Los niños de dos y tres años suelen tener terror a las máscaras. Esto se debe, en parte, a un reflejo de lo que la psicoanalista Selma Fraiberg, especialista en niños llama: "el pensamiento mágico". El niño piensa que si el rostro ha cambiado, también puede haber una persona distinta detrás. Pero puede deberse, asimismo, a que los niños dependen extraordinariamente de los rostros de otras personas, y buscan en ellos la clave de sus reacciones. Algunas veces, también desarrollan prejuicios contra ciertos rostros; esta reacción es perfectamente lógica por cuanto ellos "ven" más de lo que pueden apreciar los adultos. Cuando mi hija tenía cuatro o cinco años, por ejemplo, solía decirme de algún adulto que "no le gustaba su cara". Casi siempre resultaba que lo que producía esa reacción no era una falta de atractivo en el sentido que le damos los adultos, sino una expresión habitual de enojo, hastío o descontento.
Resulta desconcertante para una madre (o un padre) darse cuenta de que constantemente se comunica con su hijo pequeño a través de canales no verbales y que con frecuencia le transmite sensaciones y reacciones de las cuales ni siquiera está consciente. Esta idea, logró transtornarme durante un tiempo, especialmente cuando tropecé con la literatura que se refería a profecías que siempre se cumplen.

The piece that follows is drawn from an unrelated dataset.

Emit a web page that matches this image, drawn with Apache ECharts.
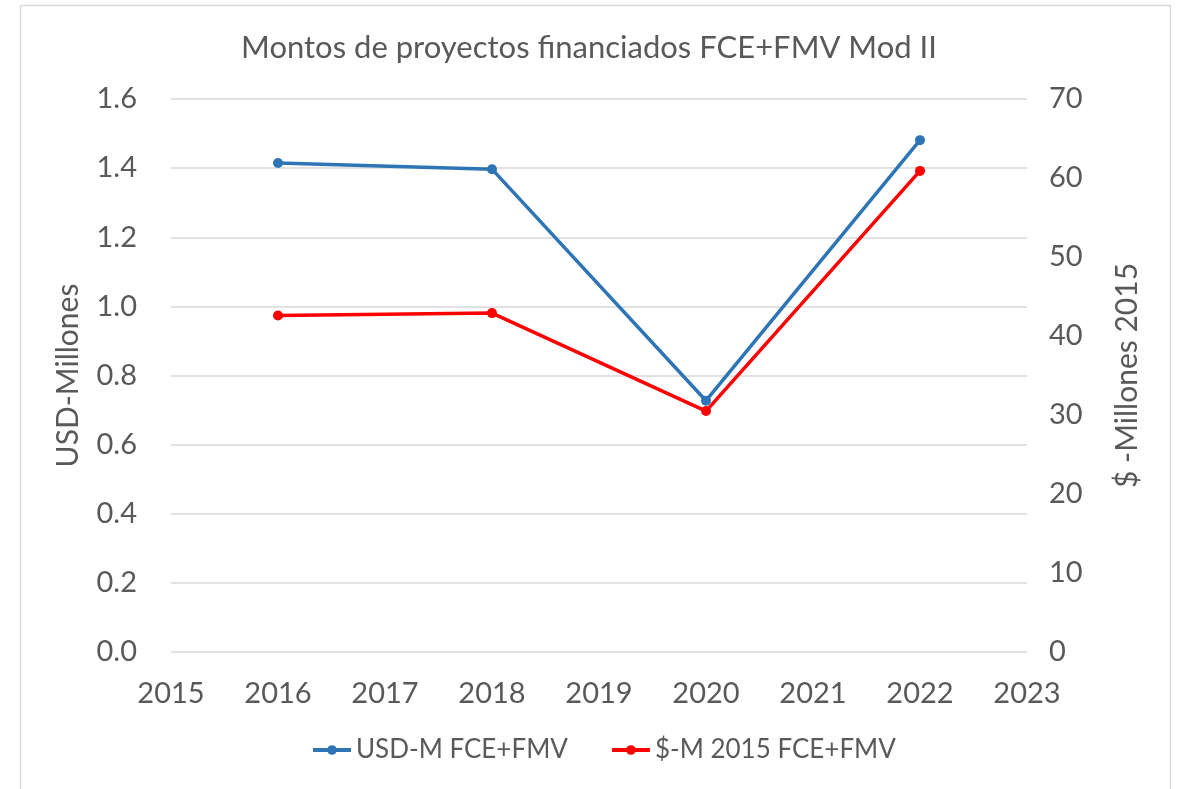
<!DOCTYPE html>
<html><head><meta charset="utf-8">
<script src="https://cdn.jsdelivr.net/npm/echarts@6/dist/echarts.min.js"></script>
<style>html,body{margin:0;padding:0;background:#fff}#c{width:1178px;height:789px}</style>
</head><body><div id="c"></div>
<script>
const years = [2016, 2018, 2020, 2022];
const usdM = [1.415, 1.397, 0.727, 1.481];
const pesosM2015 = [42.6, 42.9, 30.5, 60.9];
const seriesNames = ['USD-M FCE+FMV', '$-M 2015 FCE+FMV'];
const titleText = 'Montos de proyectos financiados FCE+FMV Mod II';
const leftAxisName = 'USD-Millones';
const rightAxisName = '$ -Millones 2015';

const FONT = 'Lato';
const TXT = '#595959';
const chart = echarts.init(document.getElementById('c'));
chart.setOption({
  animation: false,
  backgroundColor: '#fff',
  textStyle: {fontFamily: FONT},
  graphic: [{type: 'rect', shape: {x: 20.5, y: 5.5, width: 1150, height: 800}, style: {fill: 'none', stroke: '#d9d9d9', lineWidth: 1.5}}],
  title: {text: titleText, left: 'center', top: 27, textStyle: {fontFamily: FONT, fontSize: 31, fontWeight: 'normal', color: TXT}},
  legend: {bottom: 21, left: 306, itemWidth: 38, itemHeight: 12, itemGap: 42,
    lineStyle: {width: 4},
    textStyle: {fontFamily: FONT, fontSize: 26, color: TXT},
    data: [seriesNames[0], seriesNames[1]]},
  grid: {left: 171, right: 151, top: 99, bottom: 137},
  xAxis: {type: 'value', min: 2015, max: 2023, interval: 1,
    axisLine: {show: false}, axisTick: {show: false}, splitLine: {show: false},
    axisLabel: {fontFamily: FONT, fontSize: 29, color: TXT, margin: 27, formatter: v => String(v)}},
  yAxis: [
    {type: 'value', min: 0, max: 1.6, interval: 0.2, position: 'left',
      name: leftAxisName, nameLocation: 'middle', nameRotate: 90, nameGap: 88,
      nameTextStyle: {fontFamily: FONT, fontSize: 30, color: TXT},
      axisLine: {show: false}, axisTick: {show: false},
      splitLine: {lineStyle: {color: '#d9d9d9', width: 1.5}},
      axisLabel: {fontFamily: FONT, fontSize: 29, color: TXT, margin: 34, formatter: v => v.toFixed(1)}},
    {type: 'value', min: 0, max: 70, interval: 10, position: 'right',
      name: rightAxisName, nameLocation: 'middle', nameRotate: 90, nameGap: 85,
      nameTextStyle: {fontFamily: FONT, fontSize: 30, color: TXT},
      axisLine: {show: false}, axisTick: {show: false}, splitLine: {show: false},
      axisLabel: {fontFamily: FONT, fontSize: 29, color: TXT, margin: 22}}
  ],
  series: [
    {name: seriesNames[0], type: 'line', yAxisIndex: 0, data: years.map((y, i) => [y, usdM[i]]),
      symbol: 'circle', symbolSize: 10, color: '#2E75B6', lineStyle: {width: 3.5, color: '#2E75B6'}, itemStyle: {color: '#2E75B6'}},
    {name: seriesNames[1], type: 'line', yAxisIndex: 1, data: years.map((y, i) => [y, pesosM2015[i]]),
      symbol: 'circle', symbolSize: 10, color: '#FF0000', lineStyle: {width: 3.5, color: '#FF0000'}, itemStyle: {color: '#FF0000'}}
  ]
});
</script></body></html>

La investigación de dichas profecías comenzó a principios de la década del treinta con un caso clásico: el de un niño de seis años que insistía en querer irse de su casa. Cada vez que retornaba, el padre escuchaba los detalles de su aventura. A pesar de que lo castigaba después, parecía evidente que le agradaban las hazañas de su hijo. A raíz de los trabajos realizados desde entonces sobre comunicaciones no-verbales, es fácil explicar cómo se reflejaba ese placer a través de sus expresiones faciales; por las posturas que adoptaba y el ritmo que seguían sus movimientos al escuchar las narraciones de su hijo.